Это говорит опыт и разум! Моё уважение! :Ok:   :Pivo:

----------


## хухрындик

Мне тоже часто задают вопросы почему не иду в шоубизнес..... Ответ прост. В кабаке я сам себе хозяин! А там уже не похозяйничаешь...там все решают за тебя.....
Моя вокалистка решил пойти на отбор.... её даже не стали слушать... сказали что ниже метра 80 не берут.....

----------


## YoRik

они там и рост измеряют и вес,и сколько раз болел когда и чем,сидел ли,девственник или нет,всю биографию родственников проверяют этож пипец,а то что все звезды эти  к примеру топалов без колес во рту ниходит так это ничего,он ведь непоседа)))

----------


## Suomalainen

ребята. это снова я.... сейчас кто-то начнет в меня кидаться камнями, но, надеюсь, есть те люди, которые смогут воспринять нормально то, что я напишу и порадуется за меня.
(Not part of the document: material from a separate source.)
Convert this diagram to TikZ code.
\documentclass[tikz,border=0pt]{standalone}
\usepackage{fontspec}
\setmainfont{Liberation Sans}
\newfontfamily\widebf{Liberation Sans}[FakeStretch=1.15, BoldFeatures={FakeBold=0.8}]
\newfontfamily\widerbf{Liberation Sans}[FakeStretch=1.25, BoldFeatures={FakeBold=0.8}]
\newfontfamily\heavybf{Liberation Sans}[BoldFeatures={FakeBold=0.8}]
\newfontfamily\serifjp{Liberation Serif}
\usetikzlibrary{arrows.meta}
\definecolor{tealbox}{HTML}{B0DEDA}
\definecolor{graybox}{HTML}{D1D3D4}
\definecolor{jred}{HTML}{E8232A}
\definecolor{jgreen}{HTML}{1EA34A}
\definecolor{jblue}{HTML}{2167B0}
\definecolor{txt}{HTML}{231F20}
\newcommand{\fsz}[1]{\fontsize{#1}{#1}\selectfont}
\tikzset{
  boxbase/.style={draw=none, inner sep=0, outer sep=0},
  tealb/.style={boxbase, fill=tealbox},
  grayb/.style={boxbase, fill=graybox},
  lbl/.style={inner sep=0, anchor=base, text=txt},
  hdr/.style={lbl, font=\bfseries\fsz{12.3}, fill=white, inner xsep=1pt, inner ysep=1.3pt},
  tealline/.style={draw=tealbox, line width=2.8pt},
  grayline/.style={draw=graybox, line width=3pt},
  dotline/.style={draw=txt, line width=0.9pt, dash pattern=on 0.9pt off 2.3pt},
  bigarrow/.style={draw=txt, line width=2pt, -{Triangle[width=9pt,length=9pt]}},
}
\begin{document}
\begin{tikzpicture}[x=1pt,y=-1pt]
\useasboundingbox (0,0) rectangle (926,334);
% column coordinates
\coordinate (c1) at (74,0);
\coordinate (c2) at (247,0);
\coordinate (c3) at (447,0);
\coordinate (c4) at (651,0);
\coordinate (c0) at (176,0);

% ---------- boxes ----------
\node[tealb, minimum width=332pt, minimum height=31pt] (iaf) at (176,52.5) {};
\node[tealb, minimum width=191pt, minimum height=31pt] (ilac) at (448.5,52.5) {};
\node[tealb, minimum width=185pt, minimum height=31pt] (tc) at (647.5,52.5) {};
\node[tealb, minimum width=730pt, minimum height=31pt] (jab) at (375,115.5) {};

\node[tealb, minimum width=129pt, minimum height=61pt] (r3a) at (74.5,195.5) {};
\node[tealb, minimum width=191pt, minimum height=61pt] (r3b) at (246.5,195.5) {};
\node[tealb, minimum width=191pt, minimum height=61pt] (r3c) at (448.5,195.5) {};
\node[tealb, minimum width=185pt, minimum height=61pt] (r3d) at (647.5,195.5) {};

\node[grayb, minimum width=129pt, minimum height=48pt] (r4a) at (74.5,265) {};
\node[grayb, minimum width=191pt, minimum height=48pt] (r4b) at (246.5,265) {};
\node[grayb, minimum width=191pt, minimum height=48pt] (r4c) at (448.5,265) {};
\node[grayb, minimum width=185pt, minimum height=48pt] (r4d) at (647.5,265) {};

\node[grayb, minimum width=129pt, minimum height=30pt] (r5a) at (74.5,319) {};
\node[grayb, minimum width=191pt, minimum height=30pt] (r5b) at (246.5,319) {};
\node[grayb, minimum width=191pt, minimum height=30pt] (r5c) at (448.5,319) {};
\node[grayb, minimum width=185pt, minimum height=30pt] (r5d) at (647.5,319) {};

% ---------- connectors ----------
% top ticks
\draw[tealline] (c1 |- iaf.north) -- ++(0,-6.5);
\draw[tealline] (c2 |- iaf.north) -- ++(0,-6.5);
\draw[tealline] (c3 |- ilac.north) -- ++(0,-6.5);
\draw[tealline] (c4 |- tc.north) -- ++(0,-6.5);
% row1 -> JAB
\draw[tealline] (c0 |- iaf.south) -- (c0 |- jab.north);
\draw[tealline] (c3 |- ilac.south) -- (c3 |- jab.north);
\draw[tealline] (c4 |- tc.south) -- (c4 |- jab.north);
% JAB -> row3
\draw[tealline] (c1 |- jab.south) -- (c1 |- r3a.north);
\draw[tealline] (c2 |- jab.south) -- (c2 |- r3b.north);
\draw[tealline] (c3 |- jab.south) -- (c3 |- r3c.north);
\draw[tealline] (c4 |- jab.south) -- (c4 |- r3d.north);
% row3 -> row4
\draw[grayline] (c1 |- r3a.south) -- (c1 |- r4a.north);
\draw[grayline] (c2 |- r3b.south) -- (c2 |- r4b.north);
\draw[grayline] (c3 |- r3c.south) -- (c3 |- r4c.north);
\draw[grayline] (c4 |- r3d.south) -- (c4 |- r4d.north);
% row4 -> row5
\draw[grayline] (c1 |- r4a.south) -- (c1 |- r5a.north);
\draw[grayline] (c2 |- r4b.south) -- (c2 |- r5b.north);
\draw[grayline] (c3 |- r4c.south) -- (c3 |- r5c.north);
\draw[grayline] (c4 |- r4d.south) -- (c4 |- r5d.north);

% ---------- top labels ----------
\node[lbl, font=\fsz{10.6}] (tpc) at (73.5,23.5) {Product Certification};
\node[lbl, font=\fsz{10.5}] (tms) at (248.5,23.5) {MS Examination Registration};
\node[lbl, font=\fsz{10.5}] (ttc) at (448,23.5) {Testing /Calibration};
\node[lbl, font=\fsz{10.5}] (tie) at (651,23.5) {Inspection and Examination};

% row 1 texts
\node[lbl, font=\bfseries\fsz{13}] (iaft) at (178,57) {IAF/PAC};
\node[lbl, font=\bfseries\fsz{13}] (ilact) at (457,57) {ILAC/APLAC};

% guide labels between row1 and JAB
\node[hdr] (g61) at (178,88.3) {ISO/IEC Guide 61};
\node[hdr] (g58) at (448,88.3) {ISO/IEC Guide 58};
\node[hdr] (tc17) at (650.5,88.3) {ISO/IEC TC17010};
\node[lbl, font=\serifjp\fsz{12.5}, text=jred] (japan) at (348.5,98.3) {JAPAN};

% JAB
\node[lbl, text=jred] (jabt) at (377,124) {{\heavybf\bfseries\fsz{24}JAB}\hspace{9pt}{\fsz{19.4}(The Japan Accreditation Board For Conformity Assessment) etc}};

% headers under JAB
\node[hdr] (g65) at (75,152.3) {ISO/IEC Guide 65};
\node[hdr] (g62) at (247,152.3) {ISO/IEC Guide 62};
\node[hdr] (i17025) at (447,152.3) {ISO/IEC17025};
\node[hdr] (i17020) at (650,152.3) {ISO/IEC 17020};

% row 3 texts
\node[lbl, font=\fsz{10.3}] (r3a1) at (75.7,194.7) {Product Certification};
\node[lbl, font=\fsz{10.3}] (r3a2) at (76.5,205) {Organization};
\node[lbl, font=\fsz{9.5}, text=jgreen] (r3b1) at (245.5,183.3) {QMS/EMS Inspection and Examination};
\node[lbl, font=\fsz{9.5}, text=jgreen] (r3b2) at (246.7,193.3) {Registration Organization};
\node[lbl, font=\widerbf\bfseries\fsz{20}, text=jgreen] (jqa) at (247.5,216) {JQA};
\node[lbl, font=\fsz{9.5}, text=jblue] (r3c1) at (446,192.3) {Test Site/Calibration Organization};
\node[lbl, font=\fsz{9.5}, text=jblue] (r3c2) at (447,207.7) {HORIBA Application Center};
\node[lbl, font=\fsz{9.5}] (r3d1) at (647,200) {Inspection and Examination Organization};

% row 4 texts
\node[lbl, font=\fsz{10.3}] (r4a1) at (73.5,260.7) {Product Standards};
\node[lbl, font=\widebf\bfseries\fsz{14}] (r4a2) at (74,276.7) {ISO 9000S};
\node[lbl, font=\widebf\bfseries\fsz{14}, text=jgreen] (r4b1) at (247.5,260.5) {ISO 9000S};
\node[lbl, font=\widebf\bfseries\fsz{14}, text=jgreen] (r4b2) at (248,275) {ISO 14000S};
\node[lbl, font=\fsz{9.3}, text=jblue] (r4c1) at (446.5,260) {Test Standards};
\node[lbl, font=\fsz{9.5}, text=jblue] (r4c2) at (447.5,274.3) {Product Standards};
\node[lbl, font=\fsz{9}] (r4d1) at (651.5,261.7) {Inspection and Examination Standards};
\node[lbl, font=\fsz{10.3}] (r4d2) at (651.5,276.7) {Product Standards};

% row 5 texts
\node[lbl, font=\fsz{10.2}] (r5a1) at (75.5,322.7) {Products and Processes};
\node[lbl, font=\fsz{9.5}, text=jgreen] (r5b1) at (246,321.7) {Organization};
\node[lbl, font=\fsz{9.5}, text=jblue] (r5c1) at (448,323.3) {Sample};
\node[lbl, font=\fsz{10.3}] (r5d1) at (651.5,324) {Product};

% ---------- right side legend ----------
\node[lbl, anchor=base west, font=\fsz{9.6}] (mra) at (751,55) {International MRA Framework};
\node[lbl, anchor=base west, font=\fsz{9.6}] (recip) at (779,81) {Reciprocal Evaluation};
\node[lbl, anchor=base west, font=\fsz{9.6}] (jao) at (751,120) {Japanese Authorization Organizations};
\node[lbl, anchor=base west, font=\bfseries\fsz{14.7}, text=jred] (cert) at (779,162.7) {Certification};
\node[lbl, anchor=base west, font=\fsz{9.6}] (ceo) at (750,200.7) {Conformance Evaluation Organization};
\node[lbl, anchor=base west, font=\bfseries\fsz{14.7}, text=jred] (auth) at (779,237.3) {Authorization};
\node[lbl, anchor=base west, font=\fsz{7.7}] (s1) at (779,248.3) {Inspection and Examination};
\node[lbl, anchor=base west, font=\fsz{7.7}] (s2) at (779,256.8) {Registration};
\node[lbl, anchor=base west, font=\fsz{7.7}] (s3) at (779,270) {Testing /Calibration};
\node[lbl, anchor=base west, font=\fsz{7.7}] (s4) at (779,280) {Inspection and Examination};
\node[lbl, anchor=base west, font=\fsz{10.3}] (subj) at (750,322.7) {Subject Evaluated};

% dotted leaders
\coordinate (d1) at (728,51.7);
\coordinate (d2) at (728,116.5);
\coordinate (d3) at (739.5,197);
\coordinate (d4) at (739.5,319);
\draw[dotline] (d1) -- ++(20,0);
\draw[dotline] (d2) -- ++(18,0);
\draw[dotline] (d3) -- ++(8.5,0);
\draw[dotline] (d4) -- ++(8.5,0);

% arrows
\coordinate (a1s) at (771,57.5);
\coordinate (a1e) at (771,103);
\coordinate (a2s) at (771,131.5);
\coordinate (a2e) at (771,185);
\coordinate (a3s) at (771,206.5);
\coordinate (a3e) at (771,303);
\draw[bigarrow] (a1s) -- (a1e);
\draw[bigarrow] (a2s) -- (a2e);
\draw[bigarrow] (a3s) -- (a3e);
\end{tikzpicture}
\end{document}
Мне 3 недели назад приблизительно, где-то через 2-3 дня после финального отбора на фабрику позвонили из МОНОЛИТа и предложили стать новым солистом группы Турбомода:) группа не бог весть какая, но лучше, чем ничего. уже записали 3 трека. релиз альбома намечен на 2-3 сентября.:) кому интересно, зайдите в конце августа на сайт: turbomoda.com (вроде бы так....), почитаете про меня:) а по поводу ссылки... сам не пойму, почему она не открывается.... вот фотки с концерта на отборе на фабрику:

----------


## YoRik

я рад за тебя чувак,Турбомоду даже слухал когда то!

----------


## Альго

Супер...молодец...просто правда рада, что кто-то смог осуществить свою мечту...не каждому дано МОЛОДЕЦ!!!!! :Ok:

----------


## Альго

*Suomalainen*,
 УМНИЧКА!!!!!!!

----------


## Mazaykina

*Suomalainen*,
Умничкаааа! Даже я слышала про эту группу! Удачи тебе и успеха!!!!  :Ok:

----------


## aquatiger

Друзья мои ! По моему о Фабриках даже говорить нелепо.Сам работал там звукорежом на 2 й.Больше не смог,ушёл в другие проекты.Даже бред на Голоде (ТНТ) мне было легче вынести.
Ничего там хорошего нет и не будет.Вы что думаете,пришёл с улицы и тебя ОРТ пиарит ? Да никогда.И потом:они же себе,бедолаги,не принадлежат.Лично знаю некоторых из них,редко созваниваемся,это же караул.Кабала.
Не стремитесь туда,есть много других путей.Но свобода-самое главное,ребята.Поверьте.
Всем желаю успехов.

----------


## Berry

*Suomalainen*,молодец! поздравляю!
успехов тебе и тепрения!!!
а камнями кадаться не будем,зачем? лучше порадоваться за человека...всегда приятно!

----------


## Альго

*aquatiger*,
 А так не хочеться в это верить....видимо на самом деле на этом свете ничего не бывает просто так(((((

----------


## Suomalainen

Спасибо большое тем, кто меня здесь поддержал. Очень приятно. У нас уже начались гастроли... Правда, до сих пор в глубине души я хочу на Фабрику (и не знаю, что лучше, Турбомода или Фабрика)... Очень сложно принять какое-то определенное решение...

----------


## Berry

*Фабрика звезд–7» стартует 26 августа*
Через десять дней Маргарита Герасимович из Минска появится на «Фабрике звезд-7» на Первом канале.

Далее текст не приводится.